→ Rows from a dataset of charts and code
——————————

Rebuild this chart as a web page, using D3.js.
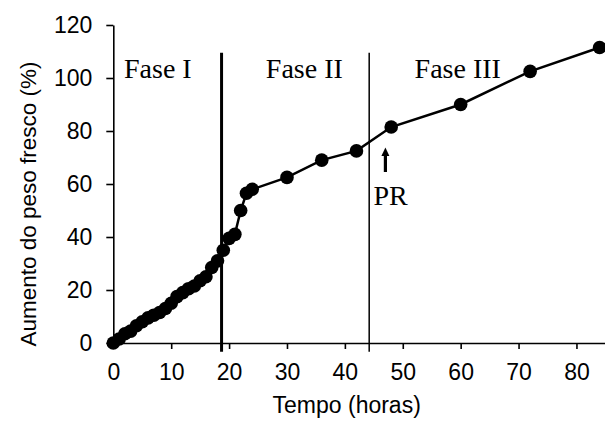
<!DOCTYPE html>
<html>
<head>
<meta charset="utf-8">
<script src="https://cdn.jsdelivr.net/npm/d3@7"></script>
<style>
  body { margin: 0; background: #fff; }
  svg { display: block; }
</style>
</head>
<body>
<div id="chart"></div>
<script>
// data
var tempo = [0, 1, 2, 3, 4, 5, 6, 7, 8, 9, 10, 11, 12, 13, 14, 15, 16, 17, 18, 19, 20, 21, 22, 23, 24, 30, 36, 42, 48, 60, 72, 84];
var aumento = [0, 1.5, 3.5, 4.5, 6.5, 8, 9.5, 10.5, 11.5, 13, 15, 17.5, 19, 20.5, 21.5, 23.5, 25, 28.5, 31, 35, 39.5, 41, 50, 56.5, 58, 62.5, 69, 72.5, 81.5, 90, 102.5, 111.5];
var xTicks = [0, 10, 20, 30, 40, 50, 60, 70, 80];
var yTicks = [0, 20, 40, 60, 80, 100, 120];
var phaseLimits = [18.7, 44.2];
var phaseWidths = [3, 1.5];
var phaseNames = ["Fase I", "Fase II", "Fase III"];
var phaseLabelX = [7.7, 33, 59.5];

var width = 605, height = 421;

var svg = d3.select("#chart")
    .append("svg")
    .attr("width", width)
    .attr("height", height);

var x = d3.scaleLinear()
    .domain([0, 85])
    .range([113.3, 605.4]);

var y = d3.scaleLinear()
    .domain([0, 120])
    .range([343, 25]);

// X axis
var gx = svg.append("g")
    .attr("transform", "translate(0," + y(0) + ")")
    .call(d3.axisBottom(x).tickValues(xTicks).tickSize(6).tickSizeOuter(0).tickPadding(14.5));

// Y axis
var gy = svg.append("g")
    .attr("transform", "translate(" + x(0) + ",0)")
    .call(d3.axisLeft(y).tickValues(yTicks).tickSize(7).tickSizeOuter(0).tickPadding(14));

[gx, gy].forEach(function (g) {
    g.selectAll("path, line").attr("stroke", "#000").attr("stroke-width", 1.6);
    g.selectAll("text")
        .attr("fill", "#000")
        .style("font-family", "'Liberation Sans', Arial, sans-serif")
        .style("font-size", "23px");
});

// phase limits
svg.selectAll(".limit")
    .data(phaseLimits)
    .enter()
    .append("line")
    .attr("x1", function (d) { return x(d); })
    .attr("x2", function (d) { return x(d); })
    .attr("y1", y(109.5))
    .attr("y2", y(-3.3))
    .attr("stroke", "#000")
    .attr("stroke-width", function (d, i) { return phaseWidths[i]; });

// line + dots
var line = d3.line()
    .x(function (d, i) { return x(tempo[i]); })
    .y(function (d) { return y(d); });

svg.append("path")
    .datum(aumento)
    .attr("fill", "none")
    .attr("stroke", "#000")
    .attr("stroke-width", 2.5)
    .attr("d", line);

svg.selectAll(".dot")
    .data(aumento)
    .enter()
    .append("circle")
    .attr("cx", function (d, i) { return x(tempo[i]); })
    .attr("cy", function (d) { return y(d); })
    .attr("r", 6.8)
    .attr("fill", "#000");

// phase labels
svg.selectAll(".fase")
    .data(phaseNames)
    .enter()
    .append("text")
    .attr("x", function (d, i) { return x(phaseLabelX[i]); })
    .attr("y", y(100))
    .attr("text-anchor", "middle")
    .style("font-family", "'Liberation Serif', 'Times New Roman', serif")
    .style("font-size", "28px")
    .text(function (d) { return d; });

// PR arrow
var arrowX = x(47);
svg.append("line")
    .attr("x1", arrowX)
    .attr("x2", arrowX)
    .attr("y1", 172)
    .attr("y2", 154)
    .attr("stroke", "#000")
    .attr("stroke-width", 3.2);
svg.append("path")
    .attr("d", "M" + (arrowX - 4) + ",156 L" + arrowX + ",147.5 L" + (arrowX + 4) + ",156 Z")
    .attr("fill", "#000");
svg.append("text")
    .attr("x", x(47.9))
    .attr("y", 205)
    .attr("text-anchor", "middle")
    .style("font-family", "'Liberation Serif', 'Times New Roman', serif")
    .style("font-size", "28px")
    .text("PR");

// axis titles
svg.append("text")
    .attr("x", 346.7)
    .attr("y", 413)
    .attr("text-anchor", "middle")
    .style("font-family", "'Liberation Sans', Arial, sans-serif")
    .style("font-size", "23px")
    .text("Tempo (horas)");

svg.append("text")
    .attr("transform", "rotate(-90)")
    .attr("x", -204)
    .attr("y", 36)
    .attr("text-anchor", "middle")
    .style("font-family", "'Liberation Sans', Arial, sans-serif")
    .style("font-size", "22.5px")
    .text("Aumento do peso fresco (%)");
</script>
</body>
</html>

——————————

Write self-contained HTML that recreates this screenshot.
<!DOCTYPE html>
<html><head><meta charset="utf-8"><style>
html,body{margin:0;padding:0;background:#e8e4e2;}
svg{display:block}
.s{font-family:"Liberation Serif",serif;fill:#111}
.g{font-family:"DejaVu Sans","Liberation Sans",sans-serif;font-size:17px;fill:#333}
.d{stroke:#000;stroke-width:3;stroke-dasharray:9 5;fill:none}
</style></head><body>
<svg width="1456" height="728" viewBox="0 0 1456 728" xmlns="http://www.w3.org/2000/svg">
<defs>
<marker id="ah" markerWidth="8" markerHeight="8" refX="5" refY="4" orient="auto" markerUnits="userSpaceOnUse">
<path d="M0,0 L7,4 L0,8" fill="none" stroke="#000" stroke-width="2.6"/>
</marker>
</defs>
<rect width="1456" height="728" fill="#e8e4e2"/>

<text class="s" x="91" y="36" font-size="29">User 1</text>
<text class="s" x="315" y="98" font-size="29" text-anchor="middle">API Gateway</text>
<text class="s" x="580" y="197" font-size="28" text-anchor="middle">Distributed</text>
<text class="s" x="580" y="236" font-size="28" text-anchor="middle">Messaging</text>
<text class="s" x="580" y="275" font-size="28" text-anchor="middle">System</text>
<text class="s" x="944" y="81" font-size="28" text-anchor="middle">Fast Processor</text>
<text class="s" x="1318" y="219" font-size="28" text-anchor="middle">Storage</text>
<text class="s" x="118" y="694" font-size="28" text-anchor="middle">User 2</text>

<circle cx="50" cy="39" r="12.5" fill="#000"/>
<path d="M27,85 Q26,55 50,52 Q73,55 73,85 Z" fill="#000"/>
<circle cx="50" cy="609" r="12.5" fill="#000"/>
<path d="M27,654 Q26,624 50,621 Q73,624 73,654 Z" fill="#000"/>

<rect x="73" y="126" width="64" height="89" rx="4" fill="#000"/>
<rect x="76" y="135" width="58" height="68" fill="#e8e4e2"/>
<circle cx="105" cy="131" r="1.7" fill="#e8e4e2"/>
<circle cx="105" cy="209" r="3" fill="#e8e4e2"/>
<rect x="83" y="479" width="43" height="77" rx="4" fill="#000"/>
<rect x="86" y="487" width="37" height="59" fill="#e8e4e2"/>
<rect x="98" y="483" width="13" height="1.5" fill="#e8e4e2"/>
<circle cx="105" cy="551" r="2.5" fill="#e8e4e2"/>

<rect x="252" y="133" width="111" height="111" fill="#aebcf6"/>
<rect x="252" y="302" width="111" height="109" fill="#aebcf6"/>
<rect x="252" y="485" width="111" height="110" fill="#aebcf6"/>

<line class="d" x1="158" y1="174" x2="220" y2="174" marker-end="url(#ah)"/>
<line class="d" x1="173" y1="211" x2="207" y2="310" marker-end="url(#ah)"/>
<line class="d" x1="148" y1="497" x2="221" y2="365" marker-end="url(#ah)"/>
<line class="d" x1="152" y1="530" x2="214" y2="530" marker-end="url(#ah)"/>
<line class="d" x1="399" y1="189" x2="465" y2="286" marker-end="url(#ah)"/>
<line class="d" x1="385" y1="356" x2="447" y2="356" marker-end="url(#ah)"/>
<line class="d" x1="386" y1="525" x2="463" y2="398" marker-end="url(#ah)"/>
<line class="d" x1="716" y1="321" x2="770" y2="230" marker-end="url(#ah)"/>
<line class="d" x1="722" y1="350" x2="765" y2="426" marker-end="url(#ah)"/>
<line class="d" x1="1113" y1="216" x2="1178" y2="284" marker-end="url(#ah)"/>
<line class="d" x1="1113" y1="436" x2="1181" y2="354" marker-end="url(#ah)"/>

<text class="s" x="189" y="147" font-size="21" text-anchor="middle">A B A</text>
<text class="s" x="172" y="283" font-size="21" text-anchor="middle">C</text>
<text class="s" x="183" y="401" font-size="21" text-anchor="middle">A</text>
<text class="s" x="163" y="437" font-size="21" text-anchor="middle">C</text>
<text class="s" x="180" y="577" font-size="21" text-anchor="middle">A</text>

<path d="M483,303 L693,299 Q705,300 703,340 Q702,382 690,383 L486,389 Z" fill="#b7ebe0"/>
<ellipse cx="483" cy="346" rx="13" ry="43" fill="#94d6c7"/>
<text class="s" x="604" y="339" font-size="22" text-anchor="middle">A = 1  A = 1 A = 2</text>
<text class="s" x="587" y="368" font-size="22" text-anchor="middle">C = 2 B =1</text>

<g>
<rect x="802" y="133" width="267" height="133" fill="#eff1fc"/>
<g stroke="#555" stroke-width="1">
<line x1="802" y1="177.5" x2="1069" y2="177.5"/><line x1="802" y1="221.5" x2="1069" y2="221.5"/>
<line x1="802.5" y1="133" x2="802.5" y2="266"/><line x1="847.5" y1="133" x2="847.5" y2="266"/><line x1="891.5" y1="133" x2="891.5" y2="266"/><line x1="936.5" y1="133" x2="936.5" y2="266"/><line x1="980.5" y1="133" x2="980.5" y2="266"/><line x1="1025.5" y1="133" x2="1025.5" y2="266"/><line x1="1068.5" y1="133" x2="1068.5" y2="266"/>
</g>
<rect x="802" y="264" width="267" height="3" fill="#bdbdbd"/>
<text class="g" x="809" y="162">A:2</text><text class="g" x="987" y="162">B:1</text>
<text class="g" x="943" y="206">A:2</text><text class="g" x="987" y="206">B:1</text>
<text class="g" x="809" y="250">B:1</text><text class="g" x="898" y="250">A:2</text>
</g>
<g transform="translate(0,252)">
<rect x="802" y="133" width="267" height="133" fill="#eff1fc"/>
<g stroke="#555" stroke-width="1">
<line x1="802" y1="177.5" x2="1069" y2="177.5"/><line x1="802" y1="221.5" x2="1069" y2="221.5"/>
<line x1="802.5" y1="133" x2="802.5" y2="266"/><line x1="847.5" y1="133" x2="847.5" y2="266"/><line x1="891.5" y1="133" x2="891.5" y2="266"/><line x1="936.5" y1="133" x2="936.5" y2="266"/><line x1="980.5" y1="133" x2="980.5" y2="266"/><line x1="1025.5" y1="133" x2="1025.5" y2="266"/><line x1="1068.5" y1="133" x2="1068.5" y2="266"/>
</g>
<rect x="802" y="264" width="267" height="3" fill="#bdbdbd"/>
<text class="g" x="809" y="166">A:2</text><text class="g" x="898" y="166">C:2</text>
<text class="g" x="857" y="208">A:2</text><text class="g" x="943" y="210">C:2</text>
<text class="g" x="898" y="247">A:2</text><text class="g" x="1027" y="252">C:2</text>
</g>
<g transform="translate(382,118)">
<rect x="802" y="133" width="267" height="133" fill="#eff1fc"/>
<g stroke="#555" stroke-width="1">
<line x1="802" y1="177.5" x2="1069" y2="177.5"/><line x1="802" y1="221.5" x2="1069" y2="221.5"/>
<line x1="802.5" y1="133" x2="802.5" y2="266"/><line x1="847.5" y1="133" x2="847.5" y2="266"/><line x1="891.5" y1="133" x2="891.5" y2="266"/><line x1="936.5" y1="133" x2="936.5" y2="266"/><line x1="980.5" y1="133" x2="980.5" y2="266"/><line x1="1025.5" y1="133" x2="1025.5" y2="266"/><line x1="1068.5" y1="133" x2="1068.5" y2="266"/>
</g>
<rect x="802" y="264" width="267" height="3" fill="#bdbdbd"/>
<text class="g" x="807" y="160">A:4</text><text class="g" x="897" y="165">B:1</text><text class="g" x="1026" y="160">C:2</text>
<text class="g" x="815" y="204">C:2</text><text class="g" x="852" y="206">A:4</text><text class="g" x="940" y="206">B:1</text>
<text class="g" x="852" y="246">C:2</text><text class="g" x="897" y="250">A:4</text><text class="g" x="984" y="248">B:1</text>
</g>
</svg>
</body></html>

——————————

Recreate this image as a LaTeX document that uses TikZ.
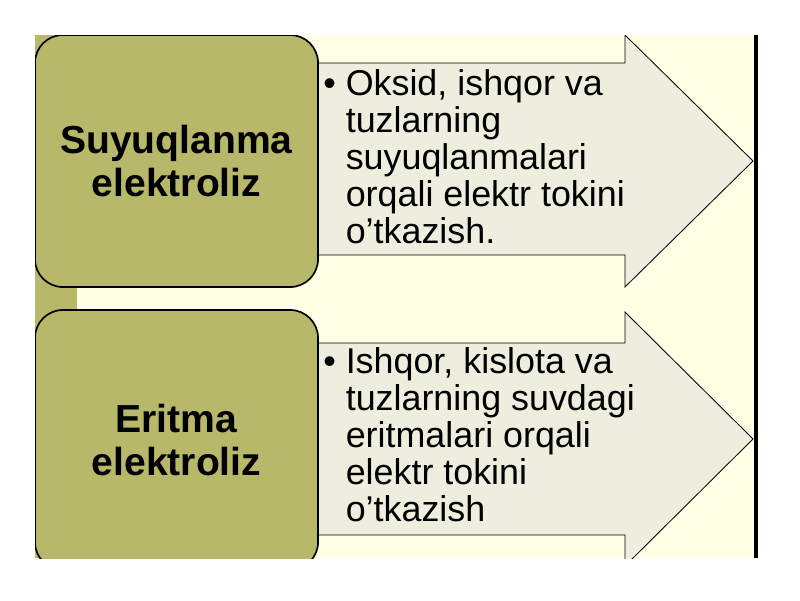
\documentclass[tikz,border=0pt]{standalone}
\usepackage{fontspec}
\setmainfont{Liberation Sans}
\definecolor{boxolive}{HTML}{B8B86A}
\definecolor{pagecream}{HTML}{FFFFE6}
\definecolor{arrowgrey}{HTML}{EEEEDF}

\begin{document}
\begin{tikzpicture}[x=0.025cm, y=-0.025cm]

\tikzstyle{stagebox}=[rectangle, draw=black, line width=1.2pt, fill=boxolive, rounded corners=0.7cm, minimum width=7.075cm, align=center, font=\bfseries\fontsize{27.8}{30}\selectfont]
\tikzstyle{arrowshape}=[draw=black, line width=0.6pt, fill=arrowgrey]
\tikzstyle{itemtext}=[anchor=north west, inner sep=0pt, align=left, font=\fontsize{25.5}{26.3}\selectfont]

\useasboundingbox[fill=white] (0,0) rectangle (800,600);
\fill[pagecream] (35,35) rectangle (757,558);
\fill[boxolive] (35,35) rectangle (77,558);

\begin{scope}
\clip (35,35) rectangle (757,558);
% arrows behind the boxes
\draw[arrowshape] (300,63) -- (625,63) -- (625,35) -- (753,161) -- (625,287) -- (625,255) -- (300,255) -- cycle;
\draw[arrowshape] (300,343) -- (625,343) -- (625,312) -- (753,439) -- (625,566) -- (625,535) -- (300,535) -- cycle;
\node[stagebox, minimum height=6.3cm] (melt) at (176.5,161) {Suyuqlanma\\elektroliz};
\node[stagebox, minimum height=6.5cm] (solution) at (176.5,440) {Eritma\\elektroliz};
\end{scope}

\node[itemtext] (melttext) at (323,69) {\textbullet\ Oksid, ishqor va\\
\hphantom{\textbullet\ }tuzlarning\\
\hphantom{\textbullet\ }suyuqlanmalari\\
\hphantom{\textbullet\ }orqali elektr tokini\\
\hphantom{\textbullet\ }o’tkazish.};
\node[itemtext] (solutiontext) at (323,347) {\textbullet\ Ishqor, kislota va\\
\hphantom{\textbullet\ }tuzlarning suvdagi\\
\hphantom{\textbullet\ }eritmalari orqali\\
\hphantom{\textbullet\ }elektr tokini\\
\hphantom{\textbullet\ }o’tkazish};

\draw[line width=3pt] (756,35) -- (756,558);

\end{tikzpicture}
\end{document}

——————————

→ What is needed
Repeat only the lines from the one with "Recreate this image" down to the one with "(35,35) rectangle (77,558);", word for word and both included, and leave the pictures out.

→ Final result
Recreate this image as a LaTeX document that uses TikZ.
\documentclass[tikz,border=0pt]{standalone}
\usepackage{fontspec}
\setmainfont{Liberation Sans}
\definecolor{boxolive}{HTML}{B8B86A}
\definecolor{pagecream}{HTML}{FFFFE6}
\definecolor{arrowgrey}{HTML}{EEEEDF}

\begin{document}
\begin{tikzpicture}[x=0.025cm, y=-0.025cm]

\tikzstyle{stagebox}=[rectangle, draw=black, line width=1.2pt, fill=boxolive, rounded corners=0.7cm, minimum width=7.075cm, align=center, font=\bfseries\fontsize{27.8}{30}\selectfont]
\tikzstyle{arrowshape}=[draw=black, line width=0.6pt, fill=arrowgrey]
\tikzstyle{itemtext}=[anchor=north west, inner sep=0pt, align=left, font=\fontsize{25.5}{26.3}\selectfont]

\useasboundingbox[fill=white] (0,0) rectangle (800,600);
\fill[pagecream] (35,35) rectangle (757,558);
\fill[boxolive] (35,35) rectangle (77,558);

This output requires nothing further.